Al abrir las tapas de una Etimología del Desierto de la India, vi otra vez el nombre de Gerald en el exlibris, y lo mismo en otros muchos volúmenes que fueron pasando por mis manos y que, en el estado en que yo me encontraba, apenas puede decirse que vi. ¡Sukey, quisiera no amarte ya! Si ha sido escrito que cualquiera que quiera a una mujer con deseo ya ha fornicado con ella en su corazón, yo estoy quebrantando dos mandamientos a la vez, estoy cometiendo un incesto en mi corazón. Eres la esposa de mi hermano, y tendría que dar las gracias a los dioses de los gitanos, porque nunca dudé de que él era el mejor de los dos. Tendría que estar contento de que él haya sido el hombre afortunado. No siempre sucede…

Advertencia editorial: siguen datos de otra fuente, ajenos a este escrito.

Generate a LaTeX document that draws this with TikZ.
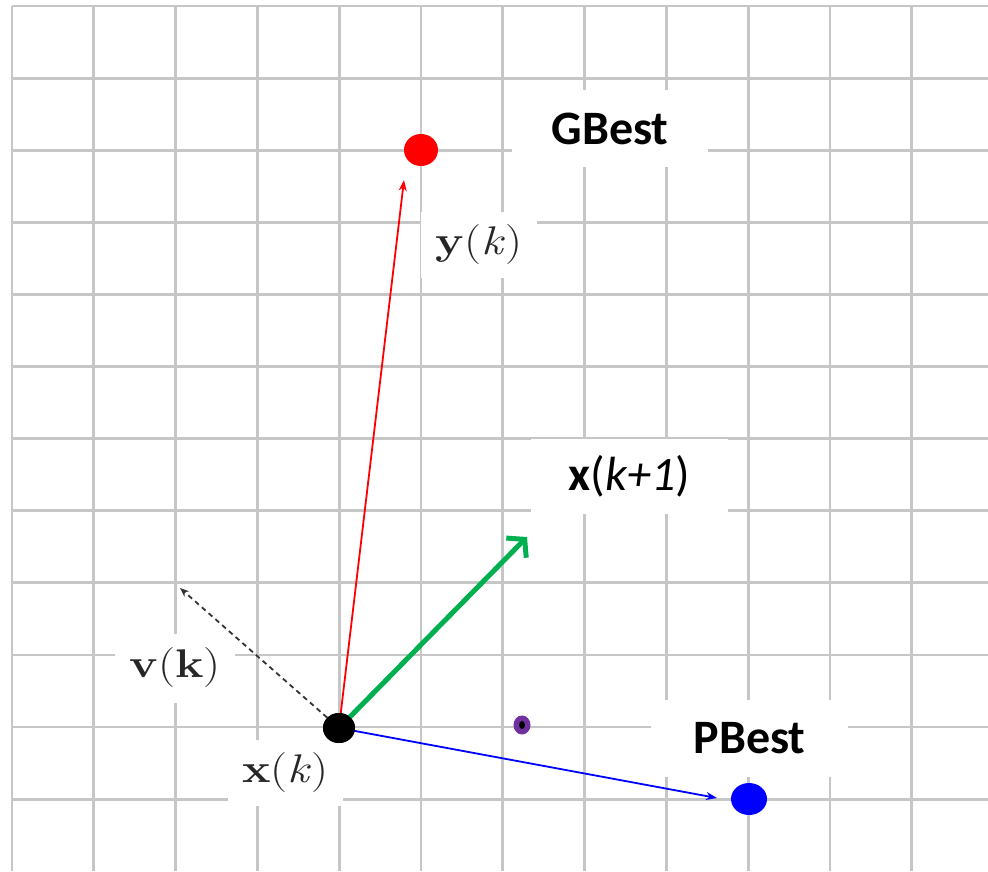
\documentclass[tikz,border=0pt]{standalone}
\usepackage{fontspec}
\newfontfamily\calib{Carlito}
\newfontfamily\lmr{Latin Modern Roman}
\usetikzlibrary{arrows.meta}
\usetikzlibrary{shapes.geometric}
\definecolor{gridc}{RGB}{198,198,198}
\definecolor{pgreen}{RGB}{0,176,80}
\definecolor{ppurple}{RGB}{112,48,160}
\tikzset{
  gridline/.style={draw=gridc,line width=2.8pt},
  lbox/.style={fill=white,inner sep=0pt,font=\calib\fontsize{48}{58}\selectfont},
  mbox/.style={fill=white,inner sep=0pt,text=black!85,font=\lmr\fontsize{40}{48}\selectfont},
  dot/.style={ellipse,inner sep=0pt},
  thinarrow/.style={line width=1.8pt,-{Stealth[length=11pt,width=8pt]}},
}
\begin{document}
\begin{tikzpicture}[x=1pt,y=-1pt]
\useasboundingbox (0,0) rectangle (988,871);
% grid
\foreach \i in {0,...,11} {
  \draw[gridline] (12+81.8*\i,6) -- (12+81.8*\i,871);
}
\foreach \j in {0,...,11} {
  \draw[gridline] (12,6+72.1*\j) -- (988,6+72.1*\j);
}
% label boxes
\node[lbox,minimum width=196pt,minimum height=77pt] (gbest) at (610,128.5) {\bfseries GBest};
\node[lbox,minimum width=197pt,minimum height=75pt] (xk1) at (629.5,476.5) {\textbf{x}(\textit{k+1})};
\node[lbox,minimum width=197pt,minimum height=77pt] (pbest) at (749.5,738.5) {\bfseries PBest};
\node[mbox,minimum width=116pt,minimum height=66pt] (yk) at (479,245) {\scalebox{1.2}[1]{\textbf{y}(\textit{k})}};
\node[mbox,minimum width=120pt,minimum height=69pt] (vk) at (175,668) {\scalebox{1.2}[1]{\textbf{v}(\textbf{k})}};
\node[mbox,minimum width=115pt,minimum height=66pt] (xk) at (285.5,773) {\scalebox{1.2}[1]{\textbf{x}(\textit{k})}};
% dots
\node[dot,fill=black,minimum width=32pt,minimum height=30pt] (cur) at (339,728) {};
\node[dot,fill=red,minimum width=34pt,minimum height=32pt] (gdot) at (421,150) {};
\node[dot,fill=blue,minimum width=36pt,minimum height=32pt] (pdot) at (749,799) {};
\node[dot,fill=ppurple,minimum width=17pt,minimum height=19pt] (mid) at (522,725) {};
\node[dot,fill=black,minimum width=6pt,minimum height=8pt] (midc) at (522,725) {};
% arrow ends
\coordinate (redend) at (404,180);
\coordinate (greenend) at (527,537);
\coordinate (blueend) at (717,798);
\coordinate (vend) at (180,588);
% arrows
\draw[thinarrow,red] (cur.center) -- (redend);
\draw[thinarrow,blue] (cur.center) -- (blueend);
\draw[black!80,line width=1.8pt,dash pattern=on 5pt off 4pt,-{Stealth[length=9pt,width=7pt]}] (cur) -- (vend);
\draw[pgreen,line width=5pt,-{Straight Barb[length=12pt,width=28pt]}] (cur.center) -- (greenend);
\node[dot,fill=black,minimum width=32pt,minimum height=30pt] at (cur) {};
\end{tikzpicture}
\end{document}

Entre los gruesos tomos de que he hablado antes, había un volumen pequeño, preciosamente encuadernado, editado a costa del autor, y el autor era Gerald. Se titulaba La caza del tigre en el Tehri, y me pareció que era una sencilla narración de unas vacaciones pasadas con Sukey siendo huésped de un rajah en el Norte. No me sorprendió encontrar un libro de esa clase allí. Muchos importantes administradores sahibs en la India se tomaban la caza mayor de un modo extremadamente pukka, aquellas cacerías eran puras comedias que los reyes indígenas hacían representar en honor de sus súbditos visitantes, ya que eran sirvientes de los monarcas los que se encargaban de poner los tigres y otras fieras frente a las mismas bocas de las escopetas de los cazadores. Esto no era más que otra prueba de la ambición de Gerald y de los rápidos adelantos que había hecho en su carrera.

Pensando en cómo brillarían los ojos de Sukey cuando los tigres salieran de la espesura, abrí otro libro sin mirar el título. Después de ver la firma de Gerald, me di cuenta de que se titulaba nada menos que Diccionario Inglés-Urdu, completo, que contiene un Glosario, también completo, etc…, etc…. Había muchas letras, y no acabé de leer.

Hasta ahora no había sabido que las manos de un hombre se pueden mover, y sus ojos leer caracteres de imprenta mientras su corazón ha cesado de latir.

Busqué la palabra blanco. Daba varios equivalentes de ella en urdu; pero el último, abyas, tomado del árabe, había sido mal ortografiado o se había cometido con él un error tipográfico: allí habían puesto abpas.